THE REQUEST: Read through the data and report every line in which the word "chart" occurs.

===============

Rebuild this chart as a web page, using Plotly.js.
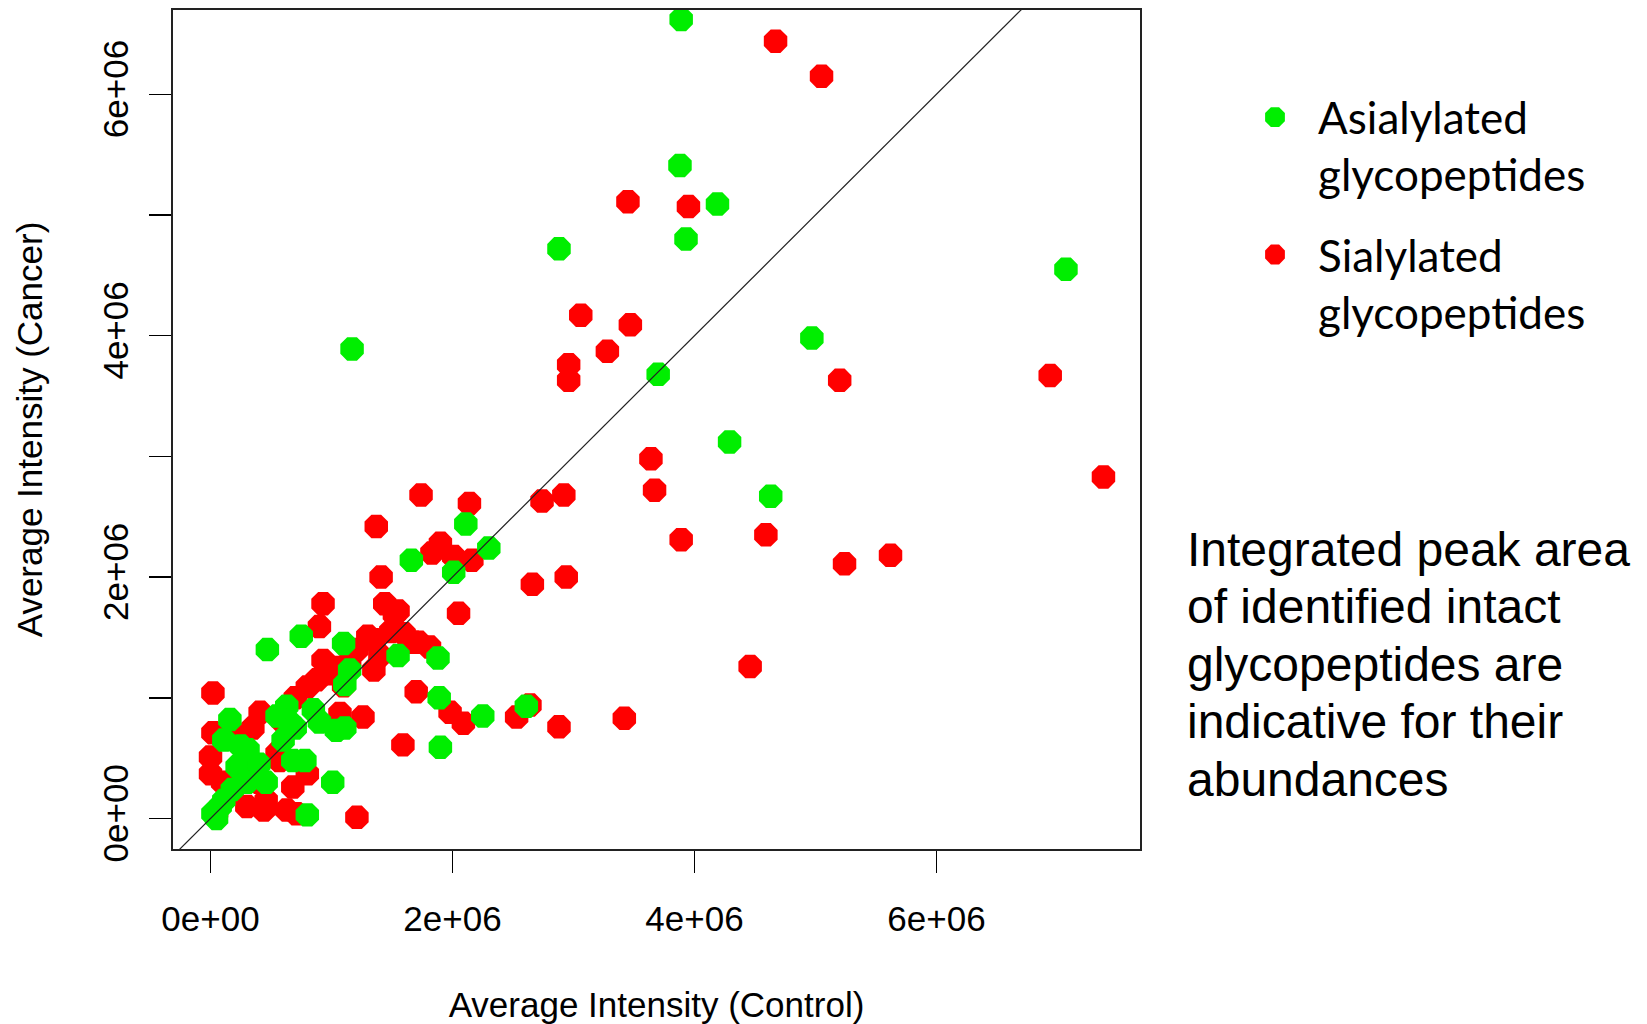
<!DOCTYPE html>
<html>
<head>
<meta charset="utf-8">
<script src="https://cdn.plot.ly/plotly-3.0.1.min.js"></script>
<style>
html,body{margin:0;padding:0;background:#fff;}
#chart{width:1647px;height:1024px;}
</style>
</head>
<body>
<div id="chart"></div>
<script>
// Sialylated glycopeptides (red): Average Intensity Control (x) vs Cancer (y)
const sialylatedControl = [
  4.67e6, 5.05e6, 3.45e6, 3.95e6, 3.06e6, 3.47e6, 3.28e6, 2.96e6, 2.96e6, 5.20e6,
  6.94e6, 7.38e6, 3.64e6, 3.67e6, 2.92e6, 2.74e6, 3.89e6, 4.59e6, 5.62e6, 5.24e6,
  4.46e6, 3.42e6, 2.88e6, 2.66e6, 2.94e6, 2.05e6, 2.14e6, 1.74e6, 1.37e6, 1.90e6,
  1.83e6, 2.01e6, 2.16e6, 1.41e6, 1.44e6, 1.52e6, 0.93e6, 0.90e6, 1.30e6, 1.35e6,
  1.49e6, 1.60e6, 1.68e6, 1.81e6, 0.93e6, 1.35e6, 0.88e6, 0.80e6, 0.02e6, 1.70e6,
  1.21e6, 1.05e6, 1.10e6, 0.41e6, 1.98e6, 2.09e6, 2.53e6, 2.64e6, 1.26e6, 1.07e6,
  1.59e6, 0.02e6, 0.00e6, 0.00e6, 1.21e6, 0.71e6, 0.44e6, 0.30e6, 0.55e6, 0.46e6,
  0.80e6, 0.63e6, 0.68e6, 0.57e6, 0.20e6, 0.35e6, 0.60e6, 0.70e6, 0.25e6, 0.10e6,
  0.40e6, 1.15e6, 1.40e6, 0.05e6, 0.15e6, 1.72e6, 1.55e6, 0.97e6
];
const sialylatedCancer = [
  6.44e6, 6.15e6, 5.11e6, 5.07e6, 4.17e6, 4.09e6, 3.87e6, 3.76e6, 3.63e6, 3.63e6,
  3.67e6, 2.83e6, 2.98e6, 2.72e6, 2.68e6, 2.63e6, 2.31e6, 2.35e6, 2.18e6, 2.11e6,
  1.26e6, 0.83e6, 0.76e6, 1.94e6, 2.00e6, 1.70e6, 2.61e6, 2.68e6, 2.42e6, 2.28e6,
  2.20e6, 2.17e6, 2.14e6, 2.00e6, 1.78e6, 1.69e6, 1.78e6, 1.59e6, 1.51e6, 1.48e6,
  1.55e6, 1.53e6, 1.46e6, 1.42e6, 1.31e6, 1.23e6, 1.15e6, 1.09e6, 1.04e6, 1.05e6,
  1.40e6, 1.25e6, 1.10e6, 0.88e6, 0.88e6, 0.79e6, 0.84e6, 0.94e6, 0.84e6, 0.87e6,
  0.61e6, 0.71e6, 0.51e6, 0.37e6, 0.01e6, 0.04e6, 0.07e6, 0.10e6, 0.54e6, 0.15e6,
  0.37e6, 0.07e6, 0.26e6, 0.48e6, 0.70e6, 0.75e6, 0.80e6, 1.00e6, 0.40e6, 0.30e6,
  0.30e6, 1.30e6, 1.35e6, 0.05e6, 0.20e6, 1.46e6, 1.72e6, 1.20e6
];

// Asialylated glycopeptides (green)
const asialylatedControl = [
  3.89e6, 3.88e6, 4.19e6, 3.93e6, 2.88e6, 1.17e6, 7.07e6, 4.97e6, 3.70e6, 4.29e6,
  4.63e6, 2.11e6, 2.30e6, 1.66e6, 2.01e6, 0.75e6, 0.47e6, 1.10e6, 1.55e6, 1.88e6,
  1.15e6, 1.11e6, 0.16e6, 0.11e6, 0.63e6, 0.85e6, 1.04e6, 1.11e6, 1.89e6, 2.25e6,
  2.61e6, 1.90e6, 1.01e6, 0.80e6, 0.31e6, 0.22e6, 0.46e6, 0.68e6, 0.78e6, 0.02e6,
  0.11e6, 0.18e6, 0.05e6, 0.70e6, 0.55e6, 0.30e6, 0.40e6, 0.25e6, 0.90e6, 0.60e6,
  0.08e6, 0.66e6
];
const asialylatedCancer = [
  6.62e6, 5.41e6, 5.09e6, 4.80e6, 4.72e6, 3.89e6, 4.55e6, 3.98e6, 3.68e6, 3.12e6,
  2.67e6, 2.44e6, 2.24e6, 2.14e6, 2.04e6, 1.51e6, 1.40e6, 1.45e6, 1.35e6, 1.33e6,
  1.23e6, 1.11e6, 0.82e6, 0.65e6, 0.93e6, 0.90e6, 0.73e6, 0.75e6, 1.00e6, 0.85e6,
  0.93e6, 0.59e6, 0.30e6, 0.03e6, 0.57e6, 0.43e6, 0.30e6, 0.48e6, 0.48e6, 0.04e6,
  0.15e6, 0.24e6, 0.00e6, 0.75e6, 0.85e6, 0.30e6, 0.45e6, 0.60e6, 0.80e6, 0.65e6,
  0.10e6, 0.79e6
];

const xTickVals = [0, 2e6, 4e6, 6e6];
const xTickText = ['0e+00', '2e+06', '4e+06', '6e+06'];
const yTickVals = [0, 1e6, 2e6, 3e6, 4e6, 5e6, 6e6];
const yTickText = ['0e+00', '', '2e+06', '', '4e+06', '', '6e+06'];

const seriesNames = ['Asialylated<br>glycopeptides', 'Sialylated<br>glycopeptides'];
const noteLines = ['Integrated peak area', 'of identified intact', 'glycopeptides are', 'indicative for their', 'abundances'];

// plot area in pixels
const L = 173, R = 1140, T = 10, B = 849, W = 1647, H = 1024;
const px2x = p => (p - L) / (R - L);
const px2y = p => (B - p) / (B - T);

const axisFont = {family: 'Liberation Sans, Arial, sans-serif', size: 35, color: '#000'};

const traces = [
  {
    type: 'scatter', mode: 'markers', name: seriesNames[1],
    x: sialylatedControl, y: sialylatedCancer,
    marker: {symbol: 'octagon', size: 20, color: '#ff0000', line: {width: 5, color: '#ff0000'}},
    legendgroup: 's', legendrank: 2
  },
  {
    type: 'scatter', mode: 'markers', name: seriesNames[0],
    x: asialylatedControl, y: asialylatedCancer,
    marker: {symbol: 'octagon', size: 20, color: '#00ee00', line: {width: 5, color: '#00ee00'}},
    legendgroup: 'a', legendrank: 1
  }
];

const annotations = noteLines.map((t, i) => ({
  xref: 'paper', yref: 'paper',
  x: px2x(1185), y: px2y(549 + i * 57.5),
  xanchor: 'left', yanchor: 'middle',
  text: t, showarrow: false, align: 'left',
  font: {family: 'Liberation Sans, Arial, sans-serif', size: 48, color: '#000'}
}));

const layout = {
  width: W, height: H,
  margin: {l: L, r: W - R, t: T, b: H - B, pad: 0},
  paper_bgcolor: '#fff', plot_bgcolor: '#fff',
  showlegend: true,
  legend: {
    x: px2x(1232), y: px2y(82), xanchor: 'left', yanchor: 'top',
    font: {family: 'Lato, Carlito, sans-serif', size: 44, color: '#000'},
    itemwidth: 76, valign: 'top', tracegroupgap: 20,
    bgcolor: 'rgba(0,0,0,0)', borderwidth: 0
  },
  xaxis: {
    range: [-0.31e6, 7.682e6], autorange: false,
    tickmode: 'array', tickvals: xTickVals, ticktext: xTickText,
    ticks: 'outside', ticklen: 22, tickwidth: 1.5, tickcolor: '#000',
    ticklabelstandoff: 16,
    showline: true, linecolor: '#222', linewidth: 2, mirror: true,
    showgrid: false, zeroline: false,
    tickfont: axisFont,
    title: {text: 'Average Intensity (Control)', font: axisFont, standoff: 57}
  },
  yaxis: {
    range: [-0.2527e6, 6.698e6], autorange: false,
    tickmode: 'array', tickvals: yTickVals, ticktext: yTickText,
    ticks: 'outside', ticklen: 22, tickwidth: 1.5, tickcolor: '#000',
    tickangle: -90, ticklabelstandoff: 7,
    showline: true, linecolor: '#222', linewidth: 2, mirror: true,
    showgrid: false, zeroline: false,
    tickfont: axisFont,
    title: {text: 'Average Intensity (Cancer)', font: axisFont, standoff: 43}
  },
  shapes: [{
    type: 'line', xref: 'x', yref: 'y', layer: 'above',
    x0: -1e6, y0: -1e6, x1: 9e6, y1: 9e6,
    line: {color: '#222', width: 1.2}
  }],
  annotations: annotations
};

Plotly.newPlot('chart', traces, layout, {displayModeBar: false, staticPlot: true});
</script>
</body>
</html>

===============

SOLUTION TO THE PROBLEM:
Rebuild this chart as a web page, using Plotly.js.
#chart{width:1647px;height:1024px;}
<div id="chart"></div>
Plotly.newPlot('chart', traces, layout, {displayModeBar: false, staticPlot: true});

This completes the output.